How libavif Encodes Images with Alpha Channels
This article explains how the libavif library handles
and encodes transparency (alpha channels) when creating AVIF images. It
covers the separation of color and transparency data, the dual-stream
encoding process using the AV1 codec, and how these elements are
reconstructed by decoders to render transparent images.
The Dual-Stream Architecture
Unlike older image formats that compress red, green, blue, and alpha (RGBA) channels together in a single pixel interleaved stream, AVIF handles transparency by separating the image into two distinct streams. This architecture is a result of AVIF being based on the AV1 video compression standard, which natively compresses YUV or RGB color channels but does not have a native “RGBA” mode.

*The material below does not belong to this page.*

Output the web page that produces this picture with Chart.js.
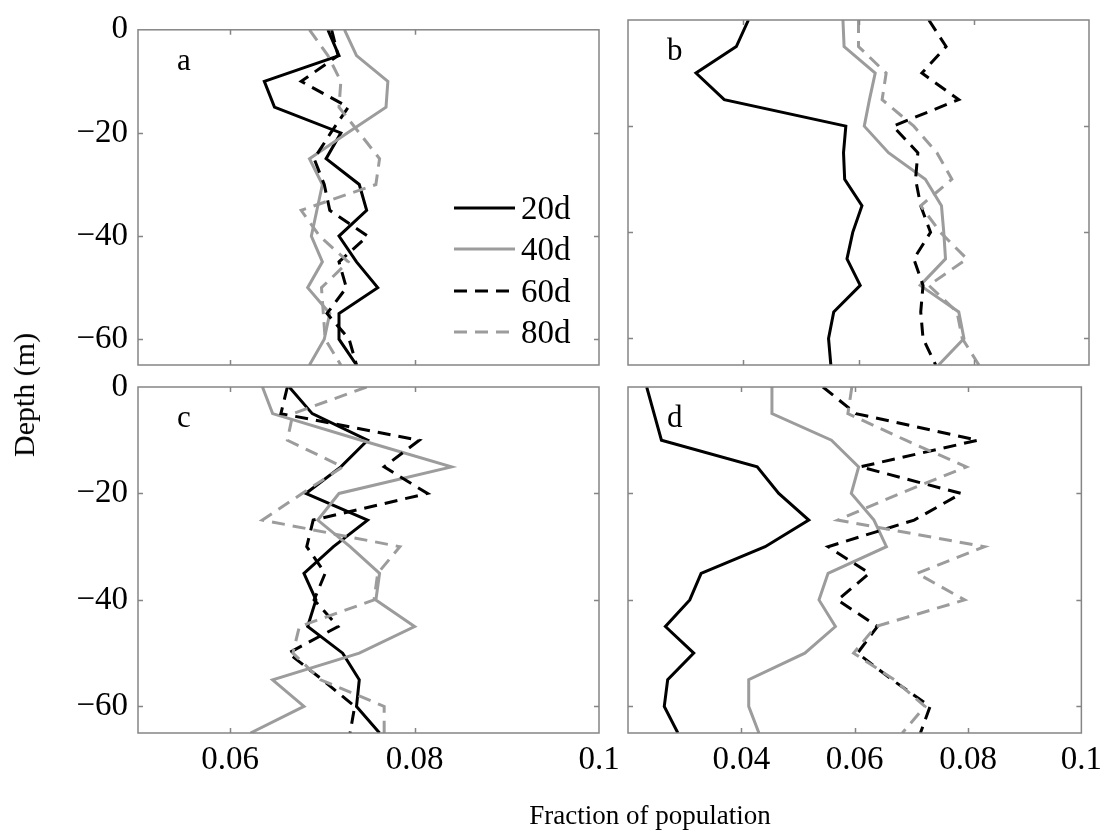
<!DOCTYPE html>
<html>
<head>
<meta charset="utf-8">
<script src="https://cdn.jsdelivr.net/npm/chart.js@4.4.1/dist/chart.umd.min.js"></script>
<style>
  html, body { margin: 0; padding: 0; background: #ffffff; }
  #wrap { position: relative; width: 1110px; height: 836px; overflow: hidden; background: #ffffff; }
  #wrap canvas { position: absolute; left: 0; top: 0; }
  .title { position: absolute; font-family: "Liberation Serif", "Times New Roman", serif; color: #000; white-space: nowrap; line-height: 1; }
  #ytitle { left: 24px; top: 395px; font-size: 30px; transform: translate(-50%, -50%) rotate(-90deg); }
  #xtitle { left: 650px; top: 815px; font-size: 27px; transform: translate(-50%, -50%); }
</style>
</head>
<body>
<div id="wrap">
  <canvas id="panelA" width="1110" height="836"></canvas>
  <canvas id="panelB" width="1110" height="836"></canvas>
  <canvas id="panelC" width="1110" height="836"></canvas>
  <canvas id="panelD" width="1110" height="836"></canvas>
  <div class="title" id="ytitle">Depth (m)</div>
  <div class="title" id="xtitle">Fraction of population</div>
</div>
<script>
// Depth levels (m) shared by every profile
const depths = [0, -5, -10, -15, -20, -25, -30, -35, -40, -45, -50, -55, -60, -65];

// Series names
const seriesNames = ['20d', '40d', '60d', '80d'];

// Panel a
const a20 = [0.0706, 0.0718, 0.0637, 0.0648, 0.0720, 0.0704, 0.0740, 0.0748, 0.0718, 0.0737, 0.0760, 0.0718, 0.0718, 0.0737];
const a40 = [0.0724, 0.0737, 0.0771, 0.0769, 0.0727, 0.0686, 0.0700, 0.0694, 0.0688, 0.0700, 0.0684, 0.0708, 0.0702, 0.0686];
const a60 = [0.0710, 0.0717, 0.0677, 0.0728, 0.0709, 0.0691, 0.0702, 0.0708, 0.0749, 0.0718, 0.0726, 0.0705, 0.0729, 0.0737];
const a80 = [0.0686, 0.0706, 0.0720, 0.0718, 0.0740, 0.0762, 0.0758, 0.0677, 0.0697, 0.0728, 0.0699, 0.0701, 0.0703, 0.0720];

// Panel b
const b20 = [0.0409, 0.0388, 0.0318, 0.0367, 0.0578, 0.0574, 0.0576, 0.0606, 0.0590, 0.0580, 0.0603, 0.0557, 0.0548, 0.0552];
const b40 = [0.0573, 0.0575, 0.0629, 0.0619, 0.0610, 0.0652, 0.0716, 0.0744, 0.0748, 0.0751, 0.0707, 0.0774, 0.0783, 0.0739];
const b60 = [0.0722, 0.0752, 0.0710, 0.0774, 0.0660, 0.0703, 0.0699, 0.0708, 0.0725, 0.0696, 0.0712, 0.0708, 0.0712, 0.0734];
const b80 = [0.0600, 0.0600, 0.0648, 0.0641, 0.0696, 0.0736, 0.0762, 0.0708, 0.0742, 0.0788, 0.0722, 0.0771, 0.0780, 0.0809];

// Panel c
const c20 = [0.0664, 0.0689, 0.0749, 0.0720, 0.0682, 0.0749, 0.0712, 0.0680, 0.0693, 0.0684, 0.0722, 0.0740, 0.0737, 0.0762];
const c40 = [0.0635, 0.0646, 0.0742, 0.0840, 0.0718, 0.0695, 0.0730, 0.0762, 0.0758, 0.0800, 0.0740, 0.0646, 0.0680, 0.0622];
const c60 = [0.0662, 0.0655, 0.0805, 0.0767, 0.0814, 0.0690, 0.0683, 0.0703, 0.0691, 0.0717, 0.0663, 0.0700, 0.0735, 0.0730];
const c80 = [0.0748, 0.0668, 0.0662, 0.0722, 0.0678, 0.0635, 0.0784, 0.0760, 0.0756, 0.0675, 0.0668, 0.0698, 0.0767, 0.0767];

// Panel d
const d20 = [0.0233, 0.0246, 0.0259, 0.0428, 0.0466, 0.0519, 0.0442, 0.0329, 0.0309, 0.0266, 0.0316, 0.0270, 0.0264, 0.0288];
const d40 = [0.0454, 0.0454, 0.0559, 0.0607, 0.0594, 0.0634, 0.0656, 0.0553, 0.0537, 0.0566, 0.0512, 0.0413, 0.0413, 0.0431];
const d60 = [0.0544, 0.0602, 0.0817, 0.0610, 0.0788, 0.0705, 0.0553, 0.0626, 0.0570, 0.0640, 0.0605, 0.0666, 0.0733, 0.0716];
const d80 = [0.0595, 0.0588, 0.0690, 0.0797, 0.0680, 0.0570, 0.0829, 0.0710, 0.0794, 0.0637, 0.0598, 0.0670, 0.0724, 0.0684];

// Axis ticks
const depthTicks = [0, -20, -40, -60];
const xTicksLeft = [0.06, 0.08, 0.1];
const xTicksRight = [0.04, 0.06, 0.08, 0.1];

const SERIF = '"Liberation Serif", "Times New Roman", serif';
const TICK_FONT = 33;
const LEGEND_FONT = 33;
const LETTER_FONT = 31;
const BOX_COLOR = '#858585';

const lineStyles = [
  { color: '#000000', dash: [] },
  { color: '#9c9c9c', dash: [] },
  { color: '#000000', dash: [13, 8] },
  { color: '#9c9c9c', dash: [13, 8] }
];

function fmtX(v) {
  return String(Math.round(v * 1000) / 1000);
}
function fmtY(v) {
  return v === 0 ? '0' : (v < 0 ? '\u2212' + Math.abs(v) : String(v));
}

// Box, inward ticks, panel letter and (optionally) legend
const decorPlugin = {
  id: 'decor',
  afterDraw(chart) {
    const o = chart.options.plugins.decor;
    const { ctx, chartArea: ca } = chart;
    const xs = chart.scales.x, ys = chart.scales.y;
    ctx.save();
    ctx.strokeStyle = BOX_COLOR;
    ctx.lineWidth = 1.5;
    ctx.setLineDash([]);
    ctx.strokeRect(ca.left, ca.top, ca.right - ca.left, ca.bottom - ca.top);
    const tl = 5;
    ctx.beginPath();
    o.xTicks.forEach(v => {
      const px = Math.round(xs.getPixelForValue(v)) + 0.5;
      if (px <= ca.left + 1 || px >= ca.right - 1) return;
      ctx.moveTo(px, ca.top); ctx.lineTo(px, ca.top + tl);
      ctx.moveTo(px, ca.bottom); ctx.lineTo(px, ca.bottom - tl);
    });
    depthTicks.forEach(v => {
      const py = Math.round(ys.getPixelForValue(v)) + 0.5;
      if (py <= ca.top + 1 || py >= ca.bottom - 1) return;
      ctx.moveTo(ca.left, py); ctx.lineTo(ca.left + tl, py);
      ctx.moveTo(ca.right, py); ctx.lineTo(ca.right - tl, py);
    });
    ctx.stroke();

    ctx.fillStyle = '#000';
    ctx.font = LETTER_FONT + 'px ' + SERIF;
    ctx.textAlign = 'left';
    ctx.textBaseline = 'alphabetic';
    ctx.fillText(o.letter, ca.left + 39, ca.top + 40);

    if (o.legend) {
      const x0 = ca.left + 316, x1 = ca.left + 377, tx = ca.left + 383;
      const rows = [208, 249, 291, 332];
      ctx.font = LEGEND_FONT + 'px ' + SERIF;
      chart.data.datasets.forEach((ds, i) => {
        const y = rows[i];
        ctx.strokeStyle = ds.borderColor;
        ctx.lineWidth = ds.borderWidth;
        ctx.setLineDash(ds.borderDash || []);
        ctx.beginPath();
        ctx.moveTo(x0, y); ctx.lineTo(x1, y);
        ctx.stroke();
        ctx.setLineDash([]);
        ctx.fillStyle = '#000';
        ctx.fillText(ds.label, tx, y + 11);
      });
    }
    ctx.restore();
  }
};

function makePanel(id, cfg) {
  const W = 1110, H = 836;
  const yAxisW = cfg.showY ? 80 : 0;
  const xAxisH = cfg.showX ? 60 : 0;
  const datasets = cfg.series.map((vals, i) => ({
    label: seriesNames[i],
    data: vals.map((v, k) => ({ x: v, y: depths[k] })),
    showLine: true,
    borderColor: lineStyles[i].color,
    borderDash: lineStyles[i].dash,
    borderWidth: 3,
    borderJoinStyle: 'miter',
    borderCapStyle: 'butt',
    pointRadius: 0,
    pointHoverRadius: 0,
    tension: 0,
    fill: false,
    order: 4 - i
  }));
  return new Chart(document.getElementById(id), {
    type: 'scatter',
    data: { datasets },
    options: {
      responsive: false,
      animation: false,
      devicePixelRatio: 1,
      events: [],
      layout: {
        padding: {
          left: cfg.left - yAxisW,
          right: W - cfg.right,
          top: cfg.top,
          bottom: H - cfg.bottom - xAxisH
        }
      },
      plugins: {
        legend: { display: false },
        tooltip: { enabled: false },
        decor: { letter: cfg.letter, xTicks: cfg.xTicks, legend: !!cfg.legend }
      },
      scales: {
        x: {
          type: 'linear',
          min: cfg.xMin,
          max: 0.1,
          afterBuildTicks: s => { s.ticks = cfg.xTicks.map(v => ({ value: v })); },
          afterFit: s => { s.height = xAxisH; },
          grid: { display: false, drawTicks: false },
          border: { display: false },
          ticks: {
            display: cfg.showX,
            autoSkip: false,
            maxRotation: 0,
            padding: 8,
            color: '#000',
            font: { family: SERIF, size: TICK_FONT },
            callback: v => fmtX(v)
          }
        },
        y: {
          type: 'linear',
          min: -65,
          max: 0,
          afterBuildTicks: s => { s.ticks = depthTicks.map(v => ({ value: v })); },
          afterFit: s => { s.width = yAxisW; },
          grid: { display: false, drawTicks: false },
          border: { display: false },
          ticks: {
            display: cfg.showY,
            autoSkip: false,
            padding: 10,
            color: '#000',
            font: { family: SERIF, size: TICK_FONT },
            callback: v => fmtY(v)
          }
        }
      }
    },
    plugins: [decorPlugin]
  });
}

makePanel('panelA', { series: [a20, a40, a60, a80], left: 138, right: 599, top: 20, bottom: 365,
  xMin: 0.05, xTicks: xTicksLeft, showX: false, showY: true, letter: 'a', legend: true });
makePanel('panelB', { series: [b20, b40, b60, b80], left: 628, right: 1089, top: 20, bottom: 365,
  xMin: 0.02, xTicks: xTicksRight, showX: false, showY: false, letter: 'b' });
makePanel('panelC', { series: [c20, c40, c60, c80], left: 138, right: 599, top: 387, bottom: 733,
  xMin: 0.05, xTicks: xTicksLeft, showX: true, showY: true, letter: 'c' });
makePanel('panelD', { series: [d20, d40, d60, d80], left: 628, right: 1089, top: 387, bottom: 733,
  xMin: 0.02, xTicks: xTicksRight, showX: true, showY: false, letter: 'd' });
</script>
</body>
</html>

To bypass this limitation, libavif splits an incoming
transparent image into two parts: 1. The Primary Image:
Containing the RGB color data. 2. The Auxiliary Image:
Containing the monochrome alpha (transparency) data.
The Encoding Process in libavif
When you pass a transparent image (such as a PNG with an alpha
channel) to libavif, the library executes the following
steps:
1. Channel Separation
The library receives the input pixels and separates the color channels (RGB) from the alpha channel (A). The alpha channel is extracted as a single-channel, grayscale image where white represents complete opacity and black represents complete transparency.
2. Independent Compression
Both the color image and the alpha image are compressed independently
using an underlying AV1 encoder (such as aom,
rav1e, or svt-av1): * Color
Stream: The RGB data is typically converted to YUV color space
(often YUV 420, 422, or 444) and compressed. * Alpha
Stream: The alpha data is compressed as a monochrome AV1
bitstream. Because it is compressed independently, libavif
allows you to set different quality levels for color and transparency.
For example, you can highly compress the color data while keeping the
alpha channel lossless to maintain sharp, clean edges.
3. Container Packaging (ISOBMFF)
Once both bitstreams are compressed, libavif packages
them into the HEIF container format (specifically, the ISO Base Media
File Format).
Within the container, the color bitstream is marked as the primary
item. The alpha bitstream is stored as an “auxiliary item” and is linked
to the primary item using a specific association type
(auxl). Metadata within the container explicitly flags this
auxiliary stream as the alpha channel, telling decoders exactly how to
interpret the grayscale data.
Decoding and Reconstitution
When an AVIF-compatible viewer or web browser opens the image, the decoder reverses this process. It decodes the primary color stream and the auxiliary alpha stream simultaneously. It then aligns the two streams and merges the grayscale alpha map back onto the color channels to output the final transparent RGBA image on the screen.